━━ COLLECTED MATERIAL ━━

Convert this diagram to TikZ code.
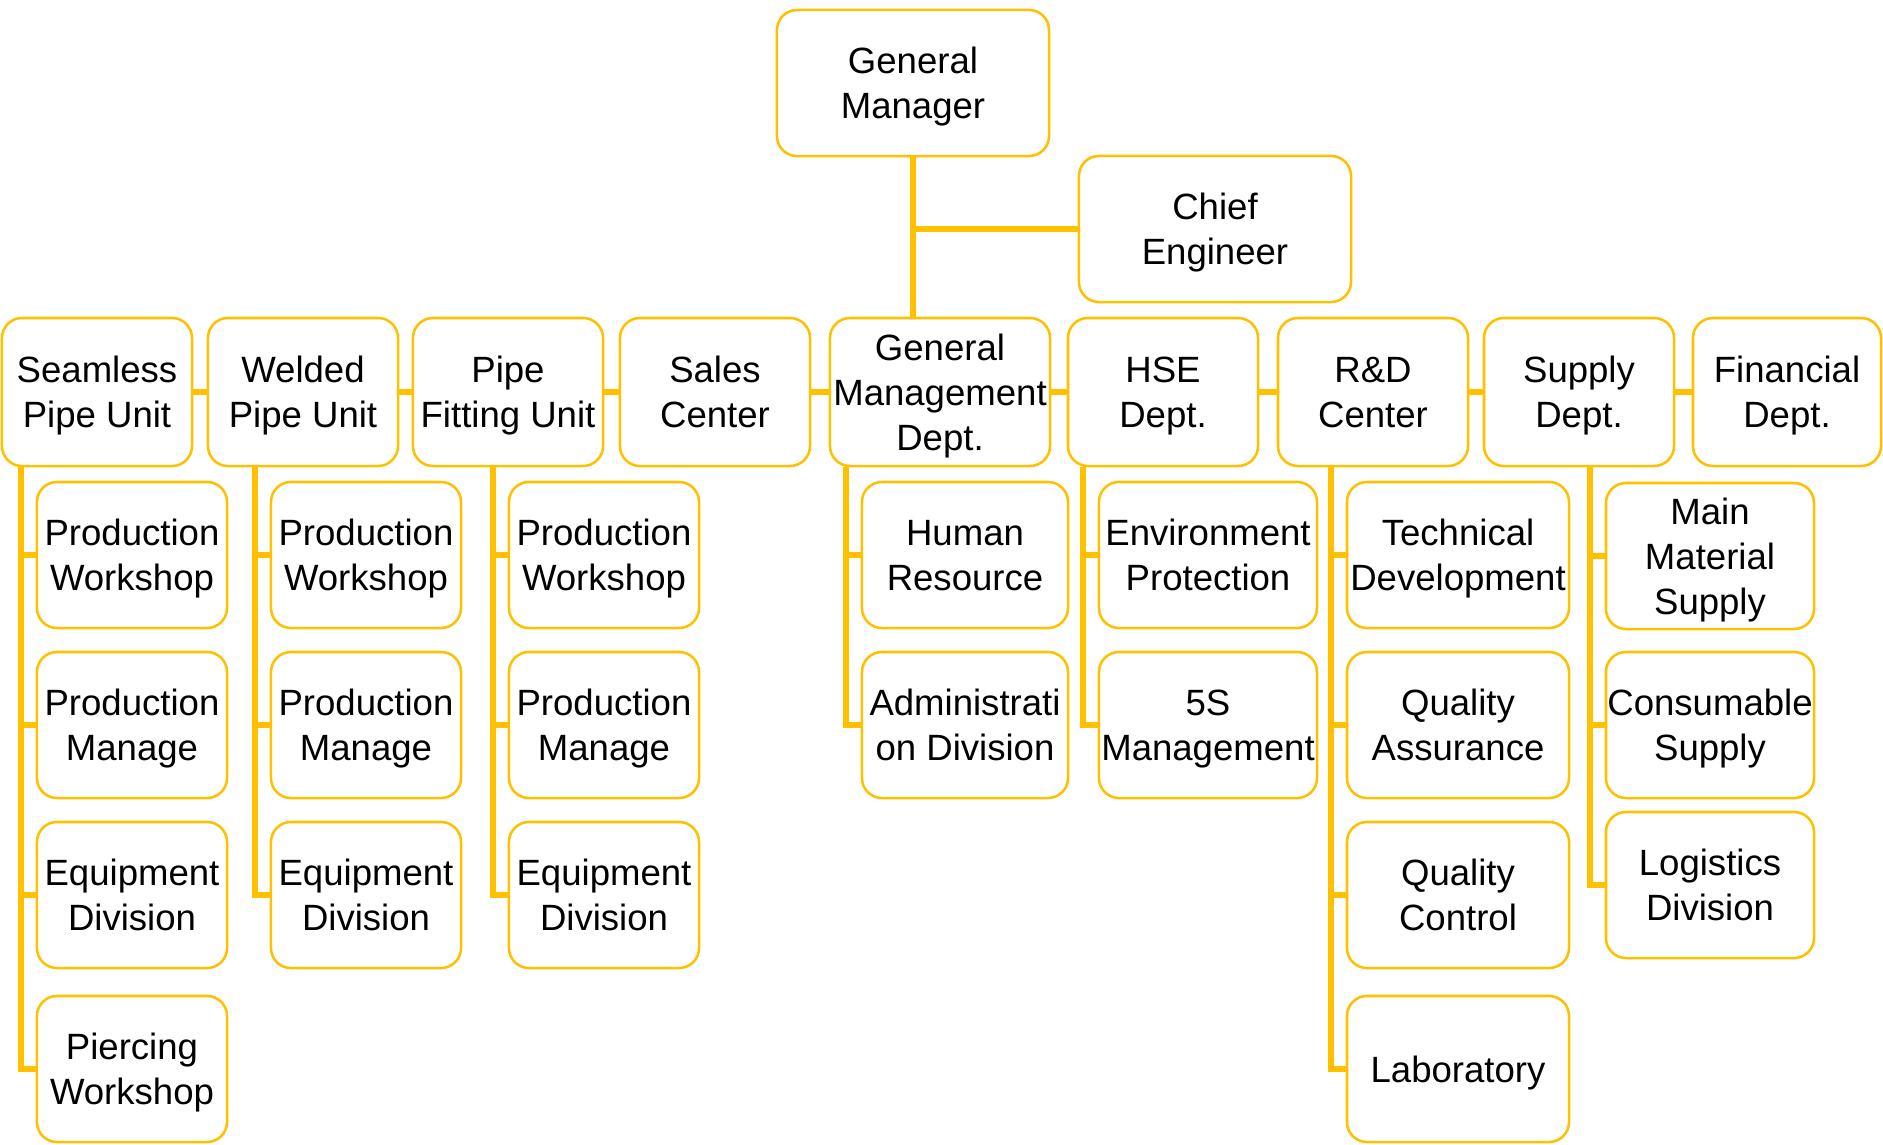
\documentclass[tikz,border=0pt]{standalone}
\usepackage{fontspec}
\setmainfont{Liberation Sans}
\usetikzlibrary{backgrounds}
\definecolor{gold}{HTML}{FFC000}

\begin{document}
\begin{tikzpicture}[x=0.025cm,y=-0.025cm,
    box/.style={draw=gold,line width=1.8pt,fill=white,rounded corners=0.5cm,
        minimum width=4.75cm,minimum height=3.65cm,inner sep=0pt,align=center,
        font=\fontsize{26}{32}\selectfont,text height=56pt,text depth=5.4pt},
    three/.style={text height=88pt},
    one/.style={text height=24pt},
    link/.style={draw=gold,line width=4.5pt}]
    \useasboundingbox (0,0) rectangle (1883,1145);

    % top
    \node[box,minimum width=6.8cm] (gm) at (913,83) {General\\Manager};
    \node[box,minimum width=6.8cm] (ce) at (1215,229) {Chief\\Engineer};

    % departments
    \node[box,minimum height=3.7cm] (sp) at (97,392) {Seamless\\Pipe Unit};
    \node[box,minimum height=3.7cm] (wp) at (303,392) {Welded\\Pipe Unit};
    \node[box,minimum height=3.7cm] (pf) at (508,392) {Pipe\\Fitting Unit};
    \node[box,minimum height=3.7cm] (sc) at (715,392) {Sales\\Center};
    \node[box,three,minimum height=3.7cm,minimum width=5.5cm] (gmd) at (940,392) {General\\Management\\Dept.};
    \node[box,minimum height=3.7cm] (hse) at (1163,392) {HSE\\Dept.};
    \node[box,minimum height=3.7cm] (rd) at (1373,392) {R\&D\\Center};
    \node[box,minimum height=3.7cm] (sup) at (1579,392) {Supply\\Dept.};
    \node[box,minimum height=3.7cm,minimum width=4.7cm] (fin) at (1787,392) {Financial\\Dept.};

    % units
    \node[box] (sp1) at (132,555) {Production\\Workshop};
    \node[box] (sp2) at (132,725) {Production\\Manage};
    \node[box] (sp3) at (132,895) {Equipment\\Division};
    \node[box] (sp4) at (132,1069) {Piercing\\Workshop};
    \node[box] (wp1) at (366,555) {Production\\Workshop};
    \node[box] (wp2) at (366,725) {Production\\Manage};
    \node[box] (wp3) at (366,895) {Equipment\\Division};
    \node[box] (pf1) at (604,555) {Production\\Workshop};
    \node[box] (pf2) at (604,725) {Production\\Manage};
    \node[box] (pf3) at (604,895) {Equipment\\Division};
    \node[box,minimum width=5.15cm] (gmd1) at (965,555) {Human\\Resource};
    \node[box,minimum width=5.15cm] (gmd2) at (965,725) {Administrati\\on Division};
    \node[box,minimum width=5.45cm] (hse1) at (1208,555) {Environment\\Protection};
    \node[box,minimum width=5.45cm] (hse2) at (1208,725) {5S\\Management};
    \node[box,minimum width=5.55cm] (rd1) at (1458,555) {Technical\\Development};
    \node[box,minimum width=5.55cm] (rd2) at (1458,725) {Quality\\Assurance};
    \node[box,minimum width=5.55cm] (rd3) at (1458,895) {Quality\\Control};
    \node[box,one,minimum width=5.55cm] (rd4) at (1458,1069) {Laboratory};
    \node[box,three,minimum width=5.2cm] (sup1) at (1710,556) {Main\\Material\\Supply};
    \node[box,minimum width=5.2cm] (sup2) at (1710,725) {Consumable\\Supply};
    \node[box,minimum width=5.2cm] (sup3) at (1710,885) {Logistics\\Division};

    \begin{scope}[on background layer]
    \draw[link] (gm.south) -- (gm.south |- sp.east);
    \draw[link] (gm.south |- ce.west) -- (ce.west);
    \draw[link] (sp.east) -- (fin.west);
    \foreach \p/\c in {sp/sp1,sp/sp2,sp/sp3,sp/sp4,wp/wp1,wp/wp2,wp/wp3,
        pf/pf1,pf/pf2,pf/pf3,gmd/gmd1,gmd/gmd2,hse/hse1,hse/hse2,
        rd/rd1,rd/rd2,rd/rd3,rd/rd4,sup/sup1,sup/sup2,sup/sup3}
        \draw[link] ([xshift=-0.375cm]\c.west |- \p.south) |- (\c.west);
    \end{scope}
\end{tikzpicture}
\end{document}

━━━

- **GOAL**: Repeat, word for word and with no pictures, only the lines running from the beginning of the data to the line that contains "width=6.8cm] (ce) at".

- **ANSWER TO THIS EXERCISE**:
Convert this diagram to TikZ code.
\documentclass[tikz,border=0pt]{standalone}
\usepackage{fontspec}
\setmainfont{Liberation Sans}
\usetikzlibrary{backgrounds}
\definecolor{gold}{HTML}{FFC000}

\begin{document}
\begin{tikzpicture}[x=0.025cm,y=-0.025cm,
    box/.style={draw=gold,line width=1.8pt,fill=white,rounded corners=0.5cm,
        minimum width=4.75cm,minimum height=3.65cm,inner sep=0pt,align=center,
        font=\fontsize{26}{32}\selectfont,text height=56pt,text depth=5.4pt},
    three/.style={text height=88pt},
    one/.style={text height=24pt},
    link/.style={draw=gold,line width=4.5pt}]
    \useasboundingbox (0,0) rectangle (1883,1145);

    % top
    \node[box,minimum width=6.8cm] (gm) at (913,83) {General\\Manager};
    \node[box,minimum width=6.8cm] (ce) at (1215,229) {Chief\\Engineer};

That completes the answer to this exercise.